Il segretario generale del Sappe, Donato Capece, ha ribadito con fermezza che un’aggressione a un agente penitenziario è da considerarsi a tutti gli effetti un’aggressione allo Stato. Con queste parole ha voluto sottolineare non solo la gravità del gesto compiuto dal detenuto, ma anche la necessità di una risposta istituzionale chiara e immediata. Il sindacato ha annunciato che si muoverà presso il Dipartimento dell’Amministrazione Penitenziaria per sollecitare misure straordinarie in termini di sicurezza, tutela del personale e revisione dell’organico, che ormai appare palesemente insufficiente a garantire la gestione ordinata e sicura degli istituti di pena.

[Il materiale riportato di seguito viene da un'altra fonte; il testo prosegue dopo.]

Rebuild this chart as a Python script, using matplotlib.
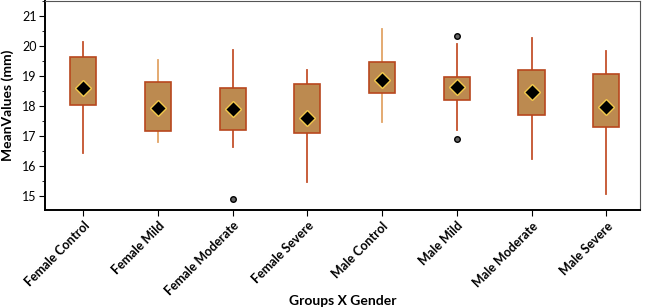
import matplotlib
matplotlib.use('Agg')
import matplotlib.pyplot as plt
from matplotlib.ticker import MultipleLocator

groups = ['Female Control', 'Female Mild', 'Female Moderate', 'Female Severe',
          'Male Control', 'Male Mild', 'Male Moderate', 'Male Severe']
whis_low = [16.44, 16.81, 16.64, 15.46, 17.48, 17.20, 16.23, 15.06]
q1 = [18.02, 17.17, 17.20, 17.11, 18.44, 18.20, 17.69, 17.29]
means = [18.61, 17.94, 17.90, 17.61, 18.87, 18.62, 18.48, 17.96]
q3 = [19.62, 18.79, 18.61, 18.72, 19.46, 18.98, 19.19, 19.07]
whis_high = [20.14, 19.52, 19.87, 19.20, 20.56, 20.07, 20.26, 19.84]
outliers = [[], [], [14.90], [], [], [20.34, 16.89], [], []]

whisker_colors = ['#C4522C', '#E2A466', '#C4522C', '#C4522C',
                  '#E2A466', '#C4522C', '#C4522C', '#C4522C']

plt.rcParams['font.family'] = ['Lato', 'DejaVu Sans']

fig = plt.figure(figsize=(6.45, 3.07), dpi=100)
ax = fig.add_axes([0.070, 0.316, 0.922, 0.681])

stats = []
for i in range(len(groups)):
    stats.append({'label': groups[i], 'whislo': whis_low[i], 'q1': q1[i],
                  'med': means[i], 'q3': q3[i], 'whishi': whis_high[i],
                  'mean': means[i], 'fliers': outliers[i]})

pos = list(range(1, len(groups) + 1))
bp = ax.bxp(stats, positions=pos, widths=0.35, patch_artist=True,
            showmeans=True, showcaps=False,
            boxprops=dict(facecolor='#BC8A50', edgecolor='#B8471E', linewidth=1.2),
            medianprops=dict(linewidth=0),
            meanprops=dict(marker='D', markerfacecolor='black',
                           markeredgecolor='#F2C84B', markersize=8,
                           markeredgewidth=1.0),
            flierprops=dict(marker='o', markerfacecolor='#666666',
                            markeredgecolor='black', markersize=4))

for i, c in enumerate(whisker_colors):
    for w in bp['whiskers'][2 * i:2 * i + 2]:
        w.set(color=c, linewidth=1.3, zorder=1)

ax.set_xlim(0.49, 8.45)
ax.set_ylim(14.53, 21.5)
ax.yaxis.set_major_locator(MultipleLocator(1))
ax.yaxis.set_minor_locator(MultipleLocator(0.5))
ax.tick_params(axis='y', which='major', length=4, labelsize=9, pad=2)
ax.tick_params(axis='y', which='minor', length=2)
ax.tick_params(axis='x', length=4, labelsize=9, pad=3)
ax.set_xticks(pos)
ax.set_xticklabels(groups, rotation=45, ha='right', rotation_mode='anchor',
                   fontweight='bold')

ax.spines['left'].set_linewidth(1.4)
ax.spines['bottom'].set_linewidth(1.4)
ax.spines['top'].set_color('#555555')
ax.spines['right'].set_color('#555555')

ax.set_ylabel('MeanValues (mm)', fontsize=10, fontweight='bold', labelpad=6)
ax.set_xlabel('Groups X Gender', fontsize=10, fontweight='bold')
ax.xaxis.set_label_coords(0.5, -0.435)
ax.xaxis.label.set_va('center')

plt.savefig('out.png', dpi=100)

L’emergenza, tuttavia, non è solo numerica. Le carceri campane, tra cui quella di Secondigliano, sono da tempo teatro di episodi di violenza che coinvolgono sia i detenuti che il personale di sorveglianza. Gli agenti si trovano spesso soli a gestire situazioni complesse, con una popolazione carceraria che presenta crescenti difficoltà legate a disagio psichico, tossicodipendenza e problematiche sociali profonde. In questo contesto, la preparazione e l’esperienza non bastano più: serve un rafforzamento concreto delle risorse, una revisione dei protocolli di sicurezza, investimenti sulla formazione e un piano straordinario per garantire non solo l’ordine interno, ma anche il rispetto della dignità di chi lavora ogni giorno in un ambiente di costante tensione.

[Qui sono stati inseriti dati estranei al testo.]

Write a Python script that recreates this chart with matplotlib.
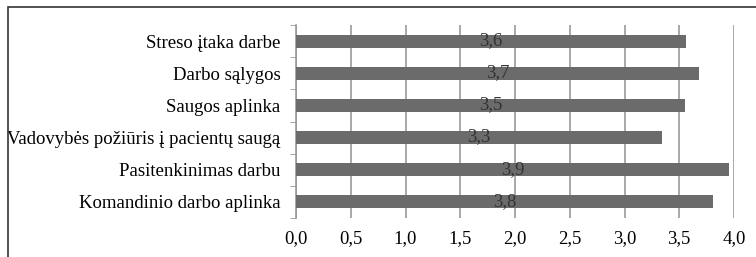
import matplotlib
matplotlib.use("Agg")
import matplotlib.pyplot as plt
from matplotlib.patches import Rectangle

categories = ["Komandinio darbo aplinka", "Pasitenkinimas darbu",
              "Vadovybės požiūris į pacientų saugą", "Saugos aplinka",
              "Darbo sąlygos", "Streso įtaka darbe"]
values = [3.81, 3.95, 3.34, 3.55, 3.68, 3.56]
labels = ["3,8", "3,9", "3,3", "3,5", "3,7", "3,6"]
xticks = [0.0, 0.5, 1.0, 1.5, 2.0, 2.5, 3.0, 3.5, 4.0]
xticklabels = ["0,0", "0,5", "1,0", "1,5", "2,0", "2,5", "3,0", "3,5", "4,0"]

plt.rcParams['font.family'] = ['Liberation Serif', 'DejaVu Serif']

W, H = 756, 257
fig = plt.figure(figsize=(W/100, H/100), dpi=100)
ax = fig.add_axes([296/W, 1-218/H, (734-296)/W, (218-25)/H])

y = list(range(len(categories)))
ax.barh(y, values, height=0.4, color="#6b6b6b", zorder=3)
for yi, v, lab in zip(y, values, labels):
    ax.text(v/2, yi+0.02, lab, ha="center", va="center", fontsize=13.5, color="#333333", zorder=4)

ax.set_xlim(0, 4.0)
ax.set_ylim(-0.5, len(categories)-0.5)
ax.set_xticks(xticks)
ax.set_xticklabels(xticklabels, fontsize=13.5)
ax.set_yticks(y)
ax.set_yticklabels(categories, fontsize=13.5)
ax.set_yticks([i - 0.5 for i in range(len(categories)+1)], minor=True)
ax.tick_params(axis="y", which="major", length=0, pad=11)
ax.tick_params(axis="y", which="minor", length=4, color="#999999", direction="out")
ax.tick_params(axis="x", length=0, pad=9)
ax.grid(axis="x", color="#999999", linewidth=1.2, zorder=0)
for s in ["top", "right", "bottom"]:
    ax.spines[s].set_visible(False)
ax.spines["left"].set_color("#999999")
ax.spines["left"].set_linewidth(1.2)

fig.patches.append(Rectangle((8/W, -0.1), 1.1, 1.1 - 7/H, transform=fig.transFigure,
                             fill=False, edgecolor="#333333", linewidth=1.2))

fig.savefig("out.png", dpi=100)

La Procura ha aperto un fascicolo per accertare le responsabilità penali dell’aggressore, che con il suo gesto rischia ora di vedere aggravata la propria posizione giuridica. Ma oltre al singolo episodio, quello che resta è il senso diffuso di abbandono che serpeggia tra gli agenti penitenziari, costretti a operare in condizioni difficili, con pochi strumenti e con il timore costante che ogni turno possa trasformarsi in un incubo. A fronte di un lavoro delicato e fondamentale per la tenuta del sistema giustizia, le risposte istituzionali tardano ad arrivare e i sindacati tornano a chiedere, con forza, attenzione e interventi reali.
Nel frattempo, all’interno delle mura del carcere di Secondigliano si cerca di tornare alla normalità, ma con la consapevolezza che nulla è davvero normale in una struttura in cui la violenza può esplodere da un momento all’altro, per motivi futili o per una tensione accumulata nel tempo. L’aggressione di domenica non è solo un fatto di cronaca: è l’ennesima manifestazione di un malessere sistemico che ha bisogno di essere ascoltato, analizzato e affrontato con serietà, altrimenti episodi del genere rischiano di diventare sempre più frequenti e pericolosi.